▶ [DESCRIPTION OF THE TASK]
The listing below must be repeated word for word, with its images excluded.

-- Begin DATA FOR THIS TASK --

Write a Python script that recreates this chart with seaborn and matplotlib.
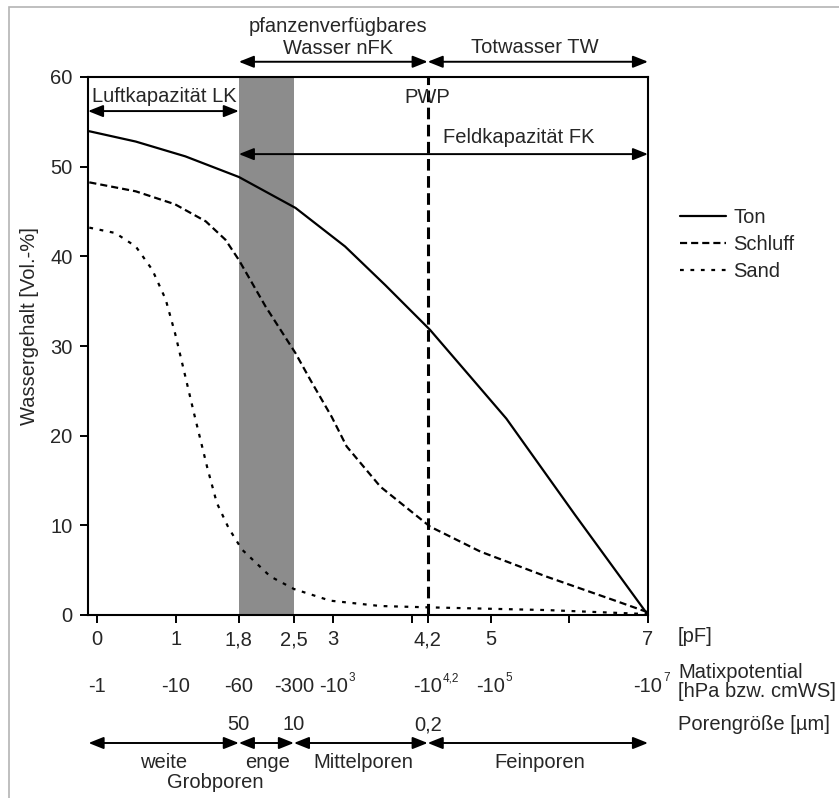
import numpy as np
import pandas as pd
import seaborn as sns
import matplotlib
matplotlib.use('Agg')
import matplotlib.pyplot as plt
from matplotlib.patches import Rectangle, ArrowStyle
from matplotlib.transforms import blended_transform_factory

# pF-Werte und Wassergehalt [Vol.-%]
pf_ton = [-0.1, 0.49, 1.12, 1.8, 2.52, 3.15, 3.66, 4.23, 4.74, 5.2, 6.07, 7.0]
wg_ton = [53.95, 52.8, 51.15, 48.85, 45.4, 41.1, 36.8, 31.8, 26.6, 21.9, 11.2, 0.0]

pf_schluff = [-0.1, 0.49, 0.99, 1.38, 1.63, 1.8, 2.14, 2.52, 2.71, 2.98, 3.17, 3.6, 4.23, 4.87, 5.71, 6.56, 7.0]
wg_schluff = [48.25, 47.25, 45.8, 43.9, 41.85, 39.6, 34.4, 29.2, 26.2, 22.1, 18.8, 14.3, 9.86, 7.07, 4.28, 1.67, 0.3]

pf_sand = [-0.1, 0.23, 0.49, 0.7, 0.87, 0.99, 1.12, 1.23, 1.40, 1.52, 1.67, 1.84, 2.2, 2.5, 2.96, 3.6, 4.23, 5.71, 7.0]
wg_sand = [43.2, 42.6, 41.1, 38.5, 35.2, 31.4, 26.6, 22.5, 16.4, 12.5, 9.7, 7.3, 4.3, 2.9, 1.6, 1.0, 0.85, 0.55, 0.1]

pf_ticks = [0, 1, 1.8, 2.5, 3, 4, 4.2, 5, 6, 7]
pf_labels = ['0', '1', '1,8', '2,5', '3', '', '4,2', '5', '', '7']

matrix_pos = [0, 1, 1.8, 2.5, 3, 4.2, 5, 7]
matrix_base = ['-1', '-10', '-60', '-300', '-10', '-10', '-10', '-10']
matrix_exp = ['', '', '', '', '3', '4,2', '5', '7']

poren_pos = [1.8, 2.5, 4.2]
poren_labels = ['50', '10', '0,2']

band = (1.8, 2.5)
pwp = 4.2

W, H = 839, 798
FS = 14.5

sns.set_style('ticks')
plt.rcParams['font.family'] = ['Liberation Sans', 'DejaVu Sans']
plt.rcParams['font.size'] = FS

fig = plt.figure(figsize=(W / 100, H / 100), dpi=100)
ax = fig.add_axes([88 / W, 1 - 615 / H, 560 / W, 538 / H])

ax.axvspan(band[0], band[1], color='#8c8c8c', lw=0, zorder=0)

sns.lineplot(x=pf_ton, y=wg_ton, ax=ax, color='black', lw=1.6, label='Ton')
sns.lineplot(x=pf_schluff, y=wg_schluff, ax=ax, color='black', lw=1.6, label='Schluff',
             linestyle=(0, (3.2, 1.8)))
sns.lineplot(x=pf_sand, y=wg_sand, ax=ax, color='black', lw=1.6, label='Sand',
             linestyle=(0, (1.7, 3.0)))

ax.plot([pwp, pwp], [0, 60], color='black', lw=2.2, linestyle=(0, (3.8, 1.8)), zorder=3)

ax.set_xlim(-0.117, 7.0)
ax.set_ylim(0, 60)
ax.set_xticks(pf_ticks)
ax.set_xticklabels(pf_labels)
ax.set_yticks(range(0, 61, 10))
ax.tick_params(direction='out', length=6, width=1.4, color='black', labelsize=FS, pad=5)
for s in ax.spines.values():
    s.set_color('black')
    s.set_linewidth(1.5)
ax.set_xlabel('')
ax.set_ylabel('')

fig.text(30 / W, 1 - 326 / H, 'Wassergehalt [Vol.-%]', rotation=90, ha='center', va='center', fontsize=FS)

arr = ArrowStyle('<|-|>', head_length=0.5, head_width=0.2)
def dbl_arrow(x0, x1, y, coords):
    ax.annotate('', xy=(x1, y), xytext=(x0, y), xycoords=coords, textcoords=coords,
                arrowprops=dict(arrowstyle=arr, color='black', lw=1.4, shrinkA=0, shrinkB=0,
                                mutation_scale=18),
                annotation_clip=False)

# Pfeile im und über dem Diagramm
dbl_arrow(-0.117, 1.8, 56.2, 'data')
dbl_arrow(1.8, 7.0, 51.4, 'data')
dbl_arrow(1.8, pwp, 61.7, 'data')
dbl_arrow(pwp, 7.0, 61.7, 'data')

ax.text(-0.06, 57.8, 'Luftkapazität LK', ha='left', va='center', fontsize=FS)
ax.text(pwp, 57.7, 'PWP', ha='center', va='center', fontsize=FS)
ax.text(4.40, 53.2, 'Feldkapazität FK', ha='left', va='center', fontsize=FS)
ax.text(3.06, 64.4, 'pfanzenverfügbares\nWasser nFK', ha='center', va='center', fontsize=FS,
        linespacing=1.15, clip_on=False)
ax.text(5.56, 63.3, 'Totwasser TW', ha='center', va='center', fontsize=FS, clip_on=False)

# Zeilen unter der Achse
tr = blended_transform_factory(ax.transData, fig.transFigure)
def fy(py):
    return 1 - py / H

for x, base, exp in zip(matrix_pos, matrix_base, matrix_exp):
    t = ax.text(x, fy(686), base, transform=tr, ha='center', va='center', fontsize=FS)
    if exp:
        ax.annotate(exp, xy=(1, 0.92), xycoords=t, xytext=(0.5, 0), textcoords='offset points',
                    ha='left', va='center', fontsize=8.5)
for x, lab in zip(poren_pos, poren_labels):
    ax.text(x, fy(725), lab, transform=tr, ha='center', va='center', fontsize=FS)

dbl_arrow(-0.11, 1.8, fy(743), tr)
dbl_arrow(1.8, 2.5, fy(743), tr)
dbl_arrow(2.5, pwp, fy(743), tr)
dbl_arrow(pwp, 7.0, fy(743), tr)

ax.text(0.84, fy(762), 'weite', transform=tr, ha='center', va='center', fontsize=FS)
ax.text(1.5, fy(783), 'Grobporen', transform=tr, ha='center', va='center', fontsize=FS)
ax.text(2.16, fy(762), 'enge', transform=tr, ha='center', va='center', fontsize=FS)
ax.text(3.38, fy(762), 'Mittelporen', transform=tr, ha='center', va='center', fontsize=FS)
ax.text(5.62, fy(762), 'Feinporen', transform=tr, ha='center', va='center', fontsize=FS)

fig.text(678 / W, fy(637), '[pF]', ha='left', va='center', fontsize=FS)
fig.text(678 / W, fy(682), 'Matixpotential\n[hPa bzw. cmWS]', ha='left', va='center', fontsize=FS,
         linespacing=1.05)
fig.text(678 / W, fy(725), 'Porengröße [µm]', ha='left', va='center', fontsize=FS)

ax.legend(loc='upper left', bbox_to_anchor=(680 / W, fy(208)), bbox_transform=fig.transFigure,
          frameon=False, borderaxespad=0, borderpad=0, handlelength=2.3, handletextpad=0.35,
          labelspacing=0.4, fontsize=FS)

fig.add_artist(Rectangle((9 / W, -0.5), 1.5, fy(7) + 0.5, transform=fig.transFigure,
                         fill=False, edgecolor='#b4b4b4', lw=1.2))

fig.savefig('out.png', dpi=100)
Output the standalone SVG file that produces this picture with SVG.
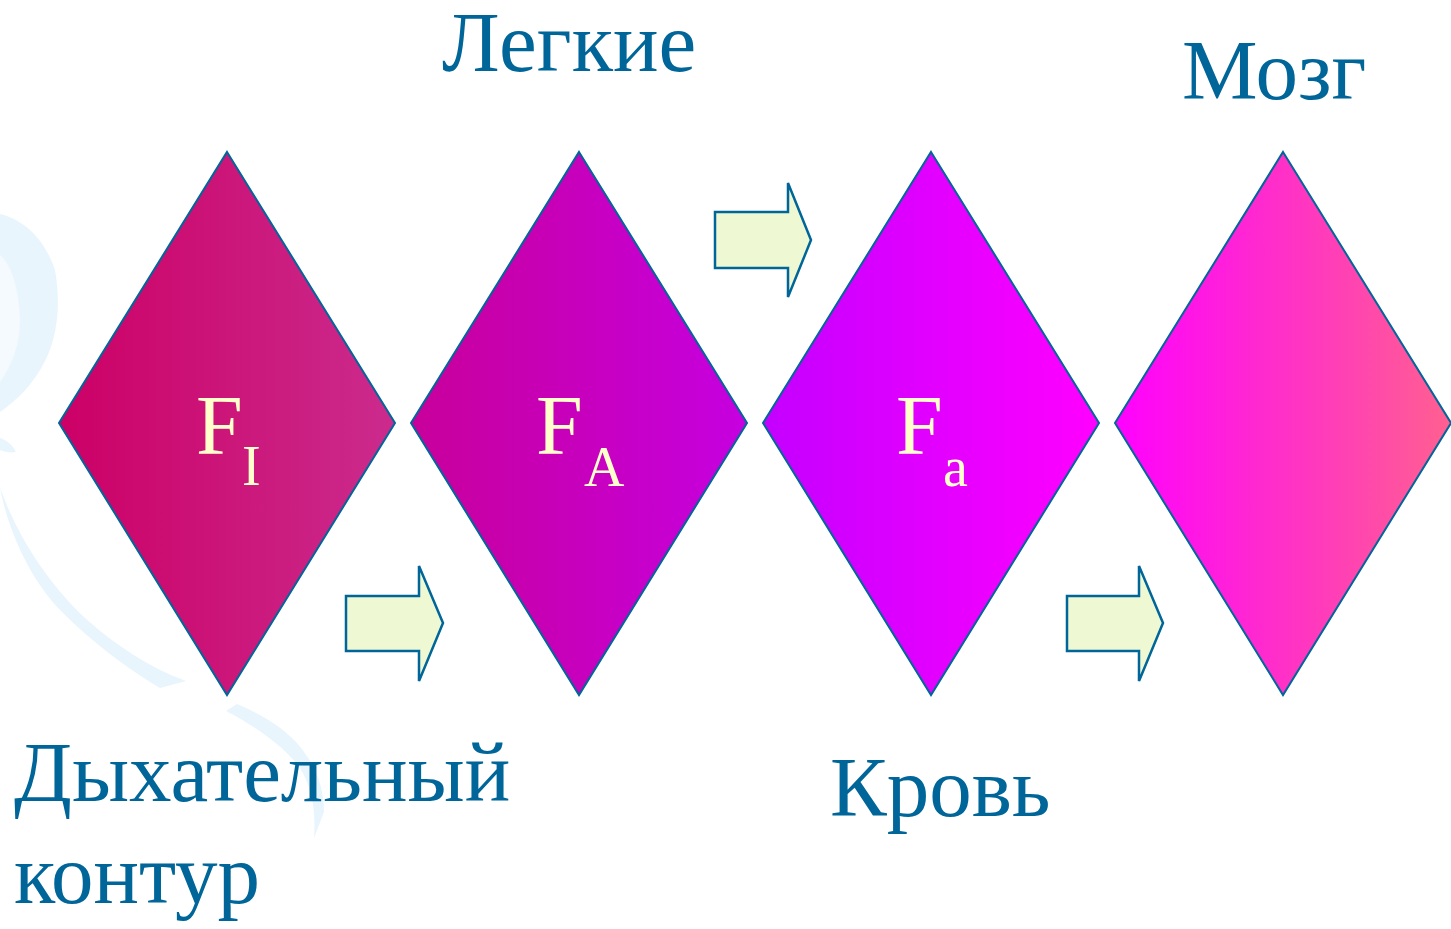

-- End DATA FOR THIS TASK --

▶ [SOLUTION TO THIS TASK]
Write a Python script that recreates this chart with seaborn and matplotlib.
import numpy as np
import pandas as pd
import seaborn as sns
import matplotlib
matplotlib.use('Agg')
import matplotlib.pyplot as plt
from matplotlib.patches import Rectangle, ArrowStyle
from matplotlib.transforms import blended_transform_factory

# pF-Werte und Wassergehalt [Vol.-%]
pf_ton = [-0.1, 0.49, 1.12, 1.8, 2.52, 3.15, 3.66, 4.23, 4.74, 5.2, 6.07, 7.0]
wg_ton = [53.95, 52.8, 51.15, 48.85, 45.4, 41.1, 36.8, 31.8, 26.6, 21.9, 11.2, 0.0]

pf_schluff = [-0.1, 0.49, 0.99, 1.38, 1.63, 1.8, 2.14, 2.52, 2.71, 2.98, 3.17, 3.6, 4.23, 4.87, 5.71, 6.56, 7.0]
wg_schluff = [48.25, 47.25, 45.8, 43.9, 41.85, 39.6, 34.4, 29.2, 26.2, 22.1, 18.8, 14.3, 9.86, 7.07, 4.28, 1.67, 0.3]

pf_sand = [-0.1, 0.23, 0.49, 0.7, 0.87, 0.99, 1.12, 1.23, 1.40, 1.52, 1.67, 1.84, 2.2, 2.5, 2.96, 3.6, 4.23, 5.71, 7.0]
wg_sand = [43.2, 42.6, 41.1, 38.5, 35.2, 31.4, 26.6, 22.5, 16.4, 12.5, 9.7, 7.3, 4.3, 2.9, 1.6, 1.0, 0.85, 0.55, 0.1]

pf_ticks = [0, 1, 1.8, 2.5, 3, 4, 4.2, 5, 6, 7]
pf_labels = ['0', '1', '1,8', '2,5', '3', '', '4,2', '5', '', '7']

matrix_pos = [0, 1, 1.8, 2.5, 3, 4.2, 5, 7]
matrix_base = ['-1', '-10', '-60', '-300', '-10', '-10', '-10', '-10']
matrix_exp = ['', '', '', '', '3', '4,2', '5', '7']

poren_pos = [1.8, 2.5, 4.2]
poren_labels = ['50', '10', '0,2']

band = (1.8, 2.5)
pwp = 4.2

W, H = 839, 798
FS = 14.5

sns.set_style('ticks')
plt.rcParams['font.family'] = ['Liberation Sans', 'DejaVu Sans']
plt.rcParams['font.size'] = FS

fig = plt.figure(figsize=(W / 100, H / 100), dpi=100)
ax = fig.add_axes([88 / W, 1 - 615 / H, 560 / W, 538 / H])

ax.axvspan(band[0], band[1], color='#8c8c8c', lw=0, zorder=0)

sns.lineplot(x=pf_ton, y=wg_ton, ax=ax, color='black', lw=1.6, label='Ton')
sns.lineplot(x=pf_schluff, y=wg_schluff, ax=ax, color='black', lw=1.6, label='Schluff',
             linestyle=(0, (3.2, 1.8)))
sns.lineplot(x=pf_sand, y=wg_sand, ax=ax, color='black', lw=1.6, label='Sand',
             linestyle=(0, (1.7, 3.0)))

ax.plot([pwp, pwp], [0, 60], color='black', lw=2.2, linestyle=(0, (3.8, 1.8)), zorder=3)

ax.set_xlim(-0.117, 7.0)
ax.set_ylim(0, 60)
ax.set_xticks(pf_ticks)
ax.set_xticklabels(pf_labels)
ax.set_yticks(range(0, 61, 10))
ax.tick_params(direction='out', length=6, width=1.4, color='black', labelsize=FS, pad=5)
for s in ax.spines.values():
    s.set_color('black')
    s.set_linewidth(1.5)
ax.set_xlabel('')
ax.set_ylabel('')

fig.text(30 / W, 1 - 326 / H, 'Wassergehalt [Vol.-%]', rotation=90, ha='center', va='center', fontsize=FS)

arr = ArrowStyle('<|-|>', head_length=0.5, head_width=0.2)
def dbl_arrow(x0, x1, y, coords):
    ax.annotate('', xy=(x1, y), xytext=(x0, y), xycoords=coords, textcoords=coords,
                arrowprops=dict(arrowstyle=arr, color='black', lw=1.4, shrinkA=0, shrinkB=0,
                                mutation_scale=18),
                annotation_clip=False)

# Pfeile im und über dem Diagramm
dbl_arrow(-0.117, 1.8, 56.2, 'data')
dbl_arrow(1.8, 7.0, 51.4, 'data')
dbl_arrow(1.8, pwp, 61.7, 'data')
dbl_arrow(pwp, 7.0, 61.7, 'data')

ax.text(-0.06, 57.8, 'Luftkapazität LK', ha='left', va='center', fontsize=FS)
ax.text(pwp, 57.7, 'PWP', ha='center', va='center', fontsize=FS)
ax.text(4.40, 53.2, 'Feldkapazität FK', ha='left', va='center', fontsize=FS)
ax.text(3.06, 64.4, 'pfanzenverfügbares\nWasser nFK', ha='center', va='center', fontsize=FS,
        linespacing=1.15, clip_on=False)
ax.text(5.56, 63.3, 'Totwasser TW', ha='center', va='center', fontsize=FS, clip_on=False)

# Zeilen unter der Achse
tr = blended_transform_factory(ax.transData, fig.transFigure)
def fy(py):
    return 1 - py / H

for x, base, exp in zip(matrix_pos, matrix_base, matrix_exp):
    t = ax.text(x, fy(686), base, transform=tr, ha='center', va='center', fontsize=FS)
    if exp:
        ax.annotate(exp, xy=(1, 0.92), xycoords=t, xytext=(0.5, 0), textcoords='offset points',
                    ha='left', va='center', fontsize=8.5)
for x, lab in zip(poren_pos, poren_labels):
    ax.text(x, fy(725), lab, transform=tr, ha='center', va='center', fontsize=FS)

dbl_arrow(-0.11, 1.8, fy(743), tr)
dbl_arrow(1.8, 2.5, fy(743), tr)
dbl_arrow(2.5, pwp, fy(743), tr)
dbl_arrow(pwp, 7.0, fy(743), tr)

ax.text(0.84, fy(762), 'weite', transform=tr, ha='center', va='center', fontsize=FS)
ax.text(1.5, fy(783), 'Grobporen', transform=tr, ha='center', va='center', fontsize=FS)
ax.text(2.16, fy(762), 'enge', transform=tr, ha='center', va='center', fontsize=FS)
ax.text(3.38, fy(762), 'Mittelporen', transform=tr, ha='center', va='center', fontsize=FS)
ax.text(5.62, fy(762), 'Feinporen', transform=tr, ha='center', va='center', fontsize=FS)

fig.text(678 / W, fy(637), '[pF]', ha='left', va='center', fontsize=FS)
fig.text(678 / W, fy(682), 'Matixpotential\n[hPa bzw. cmWS]', ha='left', va='center', fontsize=FS,
         linespacing=1.05)
fig.text(678 / W, fy(725), 'Porengröße [µm]', ha='left', va='center', fontsize=FS)

ax.legend(loc='upper left', bbox_to_anchor=(680 / W, fy(208)), bbox_transform=fig.transFigure,
          frameon=False, borderaxespad=0, borderpad=0, handlelength=2.3, handletextpad=0.35,
          labelspacing=0.4, fontsize=FS)

fig.add_artist(Rectangle((9 / W, -0.5), 1.5, fy(7) + 0.5, transform=fig.transFigure,
                         fill=False, edgecolor='#b4b4b4', lw=1.2))

fig.savefig('out.png', dpi=100)
Output the standalone SVG file that produces this picture with SVG.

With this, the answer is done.